• _MATERIAL PROVIDED_:

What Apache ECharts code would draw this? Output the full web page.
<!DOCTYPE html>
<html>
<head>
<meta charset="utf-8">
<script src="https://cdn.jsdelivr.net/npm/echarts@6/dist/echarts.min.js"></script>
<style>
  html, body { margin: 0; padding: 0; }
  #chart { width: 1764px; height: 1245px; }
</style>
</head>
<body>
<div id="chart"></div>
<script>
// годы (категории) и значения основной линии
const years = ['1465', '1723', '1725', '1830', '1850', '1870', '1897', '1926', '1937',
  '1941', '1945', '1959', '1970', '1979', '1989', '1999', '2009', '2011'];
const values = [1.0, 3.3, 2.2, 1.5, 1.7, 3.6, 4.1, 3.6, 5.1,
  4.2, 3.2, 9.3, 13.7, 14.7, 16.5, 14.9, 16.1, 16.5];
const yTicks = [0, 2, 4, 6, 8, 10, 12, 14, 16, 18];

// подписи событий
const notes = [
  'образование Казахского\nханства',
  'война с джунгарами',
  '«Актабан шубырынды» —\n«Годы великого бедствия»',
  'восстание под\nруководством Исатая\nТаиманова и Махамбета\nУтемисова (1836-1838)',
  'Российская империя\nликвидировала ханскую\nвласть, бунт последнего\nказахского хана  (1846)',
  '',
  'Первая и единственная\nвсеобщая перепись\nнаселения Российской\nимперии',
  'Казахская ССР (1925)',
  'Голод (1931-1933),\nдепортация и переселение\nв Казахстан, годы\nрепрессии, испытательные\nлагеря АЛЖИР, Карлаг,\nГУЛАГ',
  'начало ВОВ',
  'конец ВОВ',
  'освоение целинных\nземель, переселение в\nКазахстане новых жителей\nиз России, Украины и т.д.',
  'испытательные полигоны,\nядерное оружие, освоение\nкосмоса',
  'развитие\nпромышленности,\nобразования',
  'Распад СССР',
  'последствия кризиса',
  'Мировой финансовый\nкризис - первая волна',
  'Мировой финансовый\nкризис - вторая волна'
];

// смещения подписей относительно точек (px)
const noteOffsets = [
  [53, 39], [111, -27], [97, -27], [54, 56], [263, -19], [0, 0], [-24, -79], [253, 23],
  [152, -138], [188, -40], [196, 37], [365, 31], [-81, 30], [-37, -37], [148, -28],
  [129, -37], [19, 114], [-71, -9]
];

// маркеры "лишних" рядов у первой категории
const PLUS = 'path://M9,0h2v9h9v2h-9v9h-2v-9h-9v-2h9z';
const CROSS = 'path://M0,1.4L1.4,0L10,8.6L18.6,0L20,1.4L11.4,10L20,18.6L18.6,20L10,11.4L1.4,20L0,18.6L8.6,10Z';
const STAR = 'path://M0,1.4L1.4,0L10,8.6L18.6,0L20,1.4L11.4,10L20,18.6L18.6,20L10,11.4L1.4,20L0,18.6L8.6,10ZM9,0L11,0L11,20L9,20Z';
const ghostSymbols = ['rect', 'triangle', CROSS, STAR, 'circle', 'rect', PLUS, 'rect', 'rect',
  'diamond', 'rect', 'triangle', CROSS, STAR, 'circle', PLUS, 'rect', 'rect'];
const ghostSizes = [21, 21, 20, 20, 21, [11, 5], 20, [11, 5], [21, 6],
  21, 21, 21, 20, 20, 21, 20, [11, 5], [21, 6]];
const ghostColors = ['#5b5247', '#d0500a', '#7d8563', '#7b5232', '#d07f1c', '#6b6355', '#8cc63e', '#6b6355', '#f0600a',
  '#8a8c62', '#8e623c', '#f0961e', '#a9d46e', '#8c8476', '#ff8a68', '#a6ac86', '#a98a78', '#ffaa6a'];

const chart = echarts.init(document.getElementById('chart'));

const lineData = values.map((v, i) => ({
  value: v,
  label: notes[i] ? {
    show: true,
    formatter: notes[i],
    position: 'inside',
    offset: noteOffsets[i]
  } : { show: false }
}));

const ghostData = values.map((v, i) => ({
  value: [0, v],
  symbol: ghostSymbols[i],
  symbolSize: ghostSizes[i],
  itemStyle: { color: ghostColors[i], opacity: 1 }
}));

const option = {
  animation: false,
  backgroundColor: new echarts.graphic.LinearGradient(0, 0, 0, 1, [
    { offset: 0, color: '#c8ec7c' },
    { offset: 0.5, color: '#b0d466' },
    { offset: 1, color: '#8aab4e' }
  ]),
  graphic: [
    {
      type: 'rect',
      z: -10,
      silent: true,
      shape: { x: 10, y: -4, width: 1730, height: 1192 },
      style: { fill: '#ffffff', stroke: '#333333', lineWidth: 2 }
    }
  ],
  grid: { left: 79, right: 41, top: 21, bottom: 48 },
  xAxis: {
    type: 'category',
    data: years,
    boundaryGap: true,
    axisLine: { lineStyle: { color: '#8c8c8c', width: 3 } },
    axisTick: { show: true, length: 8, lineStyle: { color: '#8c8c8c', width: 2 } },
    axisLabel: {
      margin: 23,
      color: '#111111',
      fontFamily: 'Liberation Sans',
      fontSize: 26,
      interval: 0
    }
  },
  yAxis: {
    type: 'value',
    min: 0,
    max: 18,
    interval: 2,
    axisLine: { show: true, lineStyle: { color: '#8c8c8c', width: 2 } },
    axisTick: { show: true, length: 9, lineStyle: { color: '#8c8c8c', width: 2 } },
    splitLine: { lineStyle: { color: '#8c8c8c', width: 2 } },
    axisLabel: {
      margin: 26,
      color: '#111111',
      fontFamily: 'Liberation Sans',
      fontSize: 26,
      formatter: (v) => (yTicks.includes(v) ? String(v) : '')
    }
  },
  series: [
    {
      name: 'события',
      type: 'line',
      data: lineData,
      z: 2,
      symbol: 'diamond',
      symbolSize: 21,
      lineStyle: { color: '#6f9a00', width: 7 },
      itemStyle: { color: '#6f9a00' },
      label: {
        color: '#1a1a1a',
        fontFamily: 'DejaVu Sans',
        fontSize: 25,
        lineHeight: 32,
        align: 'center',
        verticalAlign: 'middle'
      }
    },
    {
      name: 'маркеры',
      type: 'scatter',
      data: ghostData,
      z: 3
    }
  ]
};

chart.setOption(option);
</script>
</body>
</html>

==

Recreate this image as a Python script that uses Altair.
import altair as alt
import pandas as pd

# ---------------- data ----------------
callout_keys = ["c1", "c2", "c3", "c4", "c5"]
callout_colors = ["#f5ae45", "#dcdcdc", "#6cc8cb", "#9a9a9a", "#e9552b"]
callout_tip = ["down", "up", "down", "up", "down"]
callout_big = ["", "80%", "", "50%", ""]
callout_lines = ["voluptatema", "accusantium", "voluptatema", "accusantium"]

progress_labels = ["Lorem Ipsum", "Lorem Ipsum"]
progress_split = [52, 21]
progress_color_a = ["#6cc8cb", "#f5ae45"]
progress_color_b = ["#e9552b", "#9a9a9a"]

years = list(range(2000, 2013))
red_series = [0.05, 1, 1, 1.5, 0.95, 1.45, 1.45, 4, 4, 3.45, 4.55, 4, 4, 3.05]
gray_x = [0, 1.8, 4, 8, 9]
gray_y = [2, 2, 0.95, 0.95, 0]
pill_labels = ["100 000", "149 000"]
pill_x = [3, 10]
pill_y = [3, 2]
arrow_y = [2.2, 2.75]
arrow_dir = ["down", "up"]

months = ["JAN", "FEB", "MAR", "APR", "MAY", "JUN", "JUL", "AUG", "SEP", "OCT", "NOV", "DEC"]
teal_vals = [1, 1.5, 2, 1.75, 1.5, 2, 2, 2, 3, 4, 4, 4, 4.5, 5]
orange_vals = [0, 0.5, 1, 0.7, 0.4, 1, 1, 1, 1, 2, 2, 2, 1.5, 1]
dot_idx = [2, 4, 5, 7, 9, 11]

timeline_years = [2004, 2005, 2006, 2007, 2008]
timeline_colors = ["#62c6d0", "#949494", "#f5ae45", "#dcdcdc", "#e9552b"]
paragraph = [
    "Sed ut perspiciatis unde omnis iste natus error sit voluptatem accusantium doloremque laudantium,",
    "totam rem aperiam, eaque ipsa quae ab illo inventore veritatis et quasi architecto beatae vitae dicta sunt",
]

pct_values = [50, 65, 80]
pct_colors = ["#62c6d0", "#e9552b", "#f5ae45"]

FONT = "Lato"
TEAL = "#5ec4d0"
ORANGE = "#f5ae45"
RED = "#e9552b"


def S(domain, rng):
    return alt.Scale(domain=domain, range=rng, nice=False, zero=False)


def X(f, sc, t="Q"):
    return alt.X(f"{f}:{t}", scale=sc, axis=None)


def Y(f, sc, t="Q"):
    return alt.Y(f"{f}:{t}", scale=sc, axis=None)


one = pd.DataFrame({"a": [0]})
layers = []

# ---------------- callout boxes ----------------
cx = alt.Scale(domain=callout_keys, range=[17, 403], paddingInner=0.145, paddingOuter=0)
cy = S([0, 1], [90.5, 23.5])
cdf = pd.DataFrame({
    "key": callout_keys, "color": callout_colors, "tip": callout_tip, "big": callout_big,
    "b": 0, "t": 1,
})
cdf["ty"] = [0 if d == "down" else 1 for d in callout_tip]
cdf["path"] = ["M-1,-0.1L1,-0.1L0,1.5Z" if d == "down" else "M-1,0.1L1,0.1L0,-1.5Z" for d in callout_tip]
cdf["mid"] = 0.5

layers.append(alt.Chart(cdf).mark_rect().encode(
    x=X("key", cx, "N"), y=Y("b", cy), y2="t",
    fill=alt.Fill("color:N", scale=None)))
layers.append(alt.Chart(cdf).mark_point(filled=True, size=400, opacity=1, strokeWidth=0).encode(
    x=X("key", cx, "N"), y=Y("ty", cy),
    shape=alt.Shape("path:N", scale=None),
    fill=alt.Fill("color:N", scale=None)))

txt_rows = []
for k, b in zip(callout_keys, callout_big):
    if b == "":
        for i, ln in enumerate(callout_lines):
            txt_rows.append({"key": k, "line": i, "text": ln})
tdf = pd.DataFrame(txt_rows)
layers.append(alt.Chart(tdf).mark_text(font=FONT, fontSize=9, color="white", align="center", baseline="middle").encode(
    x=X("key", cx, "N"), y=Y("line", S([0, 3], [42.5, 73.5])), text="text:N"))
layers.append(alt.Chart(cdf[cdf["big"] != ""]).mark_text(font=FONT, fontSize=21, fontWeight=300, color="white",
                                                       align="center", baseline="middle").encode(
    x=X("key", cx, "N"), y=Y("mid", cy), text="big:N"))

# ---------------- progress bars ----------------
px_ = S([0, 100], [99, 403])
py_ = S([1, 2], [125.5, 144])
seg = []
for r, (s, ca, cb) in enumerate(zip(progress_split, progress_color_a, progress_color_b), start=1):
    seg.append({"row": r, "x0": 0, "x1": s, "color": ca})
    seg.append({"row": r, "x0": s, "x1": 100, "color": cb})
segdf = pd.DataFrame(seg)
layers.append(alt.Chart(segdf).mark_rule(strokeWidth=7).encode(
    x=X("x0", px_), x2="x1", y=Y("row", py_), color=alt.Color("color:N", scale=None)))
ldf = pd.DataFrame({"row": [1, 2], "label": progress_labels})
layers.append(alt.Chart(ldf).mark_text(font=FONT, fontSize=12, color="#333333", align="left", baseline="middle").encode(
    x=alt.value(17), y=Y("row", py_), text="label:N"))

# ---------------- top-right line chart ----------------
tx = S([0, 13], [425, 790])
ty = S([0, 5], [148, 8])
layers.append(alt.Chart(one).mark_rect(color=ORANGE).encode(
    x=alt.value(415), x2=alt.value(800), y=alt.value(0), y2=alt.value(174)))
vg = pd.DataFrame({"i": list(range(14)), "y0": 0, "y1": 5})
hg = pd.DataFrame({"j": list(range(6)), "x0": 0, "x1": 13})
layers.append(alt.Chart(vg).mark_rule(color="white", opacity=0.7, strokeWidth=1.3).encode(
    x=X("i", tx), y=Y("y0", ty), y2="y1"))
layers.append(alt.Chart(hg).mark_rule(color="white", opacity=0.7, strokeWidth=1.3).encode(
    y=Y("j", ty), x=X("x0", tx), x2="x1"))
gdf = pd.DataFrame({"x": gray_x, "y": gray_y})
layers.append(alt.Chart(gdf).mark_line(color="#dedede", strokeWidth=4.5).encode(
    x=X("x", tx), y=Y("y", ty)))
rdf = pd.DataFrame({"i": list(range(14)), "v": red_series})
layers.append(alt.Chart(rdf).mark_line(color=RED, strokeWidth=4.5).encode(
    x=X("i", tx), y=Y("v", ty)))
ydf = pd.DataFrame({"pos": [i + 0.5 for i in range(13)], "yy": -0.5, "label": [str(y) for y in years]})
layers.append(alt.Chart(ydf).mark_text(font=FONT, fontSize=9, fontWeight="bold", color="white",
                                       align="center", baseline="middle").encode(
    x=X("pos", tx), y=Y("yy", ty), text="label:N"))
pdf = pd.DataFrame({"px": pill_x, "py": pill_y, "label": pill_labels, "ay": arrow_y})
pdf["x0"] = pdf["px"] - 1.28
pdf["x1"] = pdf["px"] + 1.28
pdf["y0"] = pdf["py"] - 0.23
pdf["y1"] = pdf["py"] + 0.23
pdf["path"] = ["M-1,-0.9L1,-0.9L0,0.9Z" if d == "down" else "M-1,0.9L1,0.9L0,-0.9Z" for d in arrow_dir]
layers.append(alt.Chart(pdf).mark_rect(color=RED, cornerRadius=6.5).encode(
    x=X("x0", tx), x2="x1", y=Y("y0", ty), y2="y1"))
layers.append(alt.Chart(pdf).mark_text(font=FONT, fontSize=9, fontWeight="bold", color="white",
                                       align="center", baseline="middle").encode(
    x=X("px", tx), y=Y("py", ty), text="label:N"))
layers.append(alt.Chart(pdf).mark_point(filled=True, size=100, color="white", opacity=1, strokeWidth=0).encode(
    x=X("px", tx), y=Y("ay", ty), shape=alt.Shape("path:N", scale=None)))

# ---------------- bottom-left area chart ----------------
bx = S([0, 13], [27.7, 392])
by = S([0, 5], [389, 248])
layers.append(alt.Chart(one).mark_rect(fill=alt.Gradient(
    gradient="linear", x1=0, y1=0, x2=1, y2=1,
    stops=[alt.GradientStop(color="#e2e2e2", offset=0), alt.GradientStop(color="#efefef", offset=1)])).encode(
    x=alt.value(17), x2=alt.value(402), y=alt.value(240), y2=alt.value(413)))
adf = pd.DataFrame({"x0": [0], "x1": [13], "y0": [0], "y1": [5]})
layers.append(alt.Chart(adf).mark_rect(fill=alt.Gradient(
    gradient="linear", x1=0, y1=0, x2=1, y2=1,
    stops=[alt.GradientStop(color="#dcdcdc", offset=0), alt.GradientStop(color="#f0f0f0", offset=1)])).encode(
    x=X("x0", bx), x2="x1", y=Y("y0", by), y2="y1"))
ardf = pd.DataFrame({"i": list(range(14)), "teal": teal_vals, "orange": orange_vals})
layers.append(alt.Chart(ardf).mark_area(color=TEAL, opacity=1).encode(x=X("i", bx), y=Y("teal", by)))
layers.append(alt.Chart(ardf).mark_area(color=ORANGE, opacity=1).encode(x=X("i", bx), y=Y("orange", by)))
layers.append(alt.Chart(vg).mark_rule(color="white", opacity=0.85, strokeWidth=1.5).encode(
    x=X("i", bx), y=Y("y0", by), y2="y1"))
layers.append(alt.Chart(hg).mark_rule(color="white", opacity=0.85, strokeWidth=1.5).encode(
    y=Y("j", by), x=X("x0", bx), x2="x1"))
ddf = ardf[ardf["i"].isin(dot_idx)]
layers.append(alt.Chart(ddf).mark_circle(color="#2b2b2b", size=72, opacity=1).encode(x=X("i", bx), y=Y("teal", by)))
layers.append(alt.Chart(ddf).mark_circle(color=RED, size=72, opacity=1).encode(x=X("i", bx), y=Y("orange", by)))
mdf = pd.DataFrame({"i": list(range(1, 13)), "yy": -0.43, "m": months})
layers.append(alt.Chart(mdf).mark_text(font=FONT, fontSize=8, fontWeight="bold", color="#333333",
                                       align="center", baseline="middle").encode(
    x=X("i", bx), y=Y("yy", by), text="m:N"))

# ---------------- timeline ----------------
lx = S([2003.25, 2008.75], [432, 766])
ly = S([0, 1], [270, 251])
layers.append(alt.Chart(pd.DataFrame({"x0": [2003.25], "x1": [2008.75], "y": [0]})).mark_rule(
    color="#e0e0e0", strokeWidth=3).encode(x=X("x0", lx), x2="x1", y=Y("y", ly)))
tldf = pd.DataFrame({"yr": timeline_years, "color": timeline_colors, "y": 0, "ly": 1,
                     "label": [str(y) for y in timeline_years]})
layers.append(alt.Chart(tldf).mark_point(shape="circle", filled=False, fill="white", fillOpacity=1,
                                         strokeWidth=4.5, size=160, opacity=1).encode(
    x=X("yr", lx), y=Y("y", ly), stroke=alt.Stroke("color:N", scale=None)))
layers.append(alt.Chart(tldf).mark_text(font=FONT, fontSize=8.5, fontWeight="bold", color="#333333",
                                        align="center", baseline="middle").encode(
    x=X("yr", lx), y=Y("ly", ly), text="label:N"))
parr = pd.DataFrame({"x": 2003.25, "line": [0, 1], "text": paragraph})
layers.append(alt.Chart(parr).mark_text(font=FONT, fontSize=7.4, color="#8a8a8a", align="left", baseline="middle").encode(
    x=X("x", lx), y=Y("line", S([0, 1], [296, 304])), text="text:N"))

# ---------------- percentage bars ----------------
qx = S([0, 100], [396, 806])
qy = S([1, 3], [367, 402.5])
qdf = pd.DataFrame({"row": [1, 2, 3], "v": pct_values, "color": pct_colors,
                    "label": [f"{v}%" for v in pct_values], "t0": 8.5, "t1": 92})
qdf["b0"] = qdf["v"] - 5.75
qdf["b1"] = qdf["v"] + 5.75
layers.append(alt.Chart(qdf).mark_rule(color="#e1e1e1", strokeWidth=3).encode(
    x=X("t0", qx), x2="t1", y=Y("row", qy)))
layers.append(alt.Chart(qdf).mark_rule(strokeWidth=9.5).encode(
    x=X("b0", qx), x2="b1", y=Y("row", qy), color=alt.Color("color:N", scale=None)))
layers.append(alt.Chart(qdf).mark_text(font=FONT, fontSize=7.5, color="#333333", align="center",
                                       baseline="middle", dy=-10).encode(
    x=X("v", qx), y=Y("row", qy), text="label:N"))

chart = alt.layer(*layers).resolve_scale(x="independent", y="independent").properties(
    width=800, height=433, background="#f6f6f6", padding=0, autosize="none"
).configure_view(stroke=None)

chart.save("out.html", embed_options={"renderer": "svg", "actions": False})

• _PROBLEM TO SOLVE_:
Starting with the line that contains "Recreate this image", repeat each line exactly, and stop once the line that contains "import pandas as pd" has been repeated.

• _ANSWER IN FULL_:
Recreate this image as a Python script that uses Altair.
import altair as alt
import pandas as pd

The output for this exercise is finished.